One of the phrases currently being bandied about is ‘Uberisation’. Uber, and its accommodation soulmate, Air BnB, have a business model which borders on unique. In many respects it successfully relies on self-regulation, with technology as the medium through which the human emotions that denote customer satisfaction in the marketplace are expressed.

It is, however, hard to envisage any situation where the public sector will ‘Uberise’, mainly because epoch-defining companies evolve around the technology that sustains them – in this case GPS-equipped smart phones to meet a shortfall in the market, in much the same way as the original Uberisation, namely the massive expansion of the textile industry, met the need to own more clothes. Government exists only to meet the demands for things that we cannot do ourselves and therefore must do collectively. The market for these things is, by definition, limited.

The lessons that government can learn from Uber however are structural. Despite an increasing emphasis on placing services online, with the ’16 by 16’ strategy, government in Northern Ireland still retains a hierarchical, administration-focussed, system which will increasingly sit at odds in a digital world.

Transformation is possible however. Nike moved from a structure which incorporated separate digital initiatives to a fully digitised business.
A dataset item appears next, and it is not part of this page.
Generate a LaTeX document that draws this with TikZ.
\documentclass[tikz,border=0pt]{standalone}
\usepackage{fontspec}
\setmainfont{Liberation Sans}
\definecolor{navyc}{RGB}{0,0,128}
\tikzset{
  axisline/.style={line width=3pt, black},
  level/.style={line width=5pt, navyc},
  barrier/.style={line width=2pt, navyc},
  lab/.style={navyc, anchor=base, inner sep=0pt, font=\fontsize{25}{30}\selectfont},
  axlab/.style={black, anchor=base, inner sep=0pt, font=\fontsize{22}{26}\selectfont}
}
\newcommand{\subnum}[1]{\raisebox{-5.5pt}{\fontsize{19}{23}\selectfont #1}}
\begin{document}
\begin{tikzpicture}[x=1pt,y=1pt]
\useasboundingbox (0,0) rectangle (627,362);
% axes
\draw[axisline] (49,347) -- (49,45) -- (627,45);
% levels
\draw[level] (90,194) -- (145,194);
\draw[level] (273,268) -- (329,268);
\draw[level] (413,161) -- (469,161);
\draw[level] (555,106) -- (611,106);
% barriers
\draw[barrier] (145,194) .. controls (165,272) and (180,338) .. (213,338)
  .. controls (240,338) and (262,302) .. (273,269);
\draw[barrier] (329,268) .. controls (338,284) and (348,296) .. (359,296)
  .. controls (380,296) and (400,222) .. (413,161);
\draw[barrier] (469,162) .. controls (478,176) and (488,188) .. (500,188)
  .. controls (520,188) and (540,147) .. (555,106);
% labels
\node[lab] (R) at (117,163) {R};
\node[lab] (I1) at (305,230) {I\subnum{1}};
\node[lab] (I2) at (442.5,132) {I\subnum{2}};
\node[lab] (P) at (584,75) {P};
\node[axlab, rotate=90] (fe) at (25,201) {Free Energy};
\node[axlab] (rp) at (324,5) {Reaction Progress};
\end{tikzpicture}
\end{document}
Internal processes, such as product design, went online and a whole new division was created to ensure that products would also be designed with digital processes and the customer experience in mind.

Government in New Zealand has pioneered this model in the public sector. In their ‘Digital by Default’ method of service provision, all internal processes are designed with the customer at the centre. Products are designed with the up-to-the-minute expectations of New Zealanders in mind, with the key expectation being that government services are accessed through as few touchpoints as possible.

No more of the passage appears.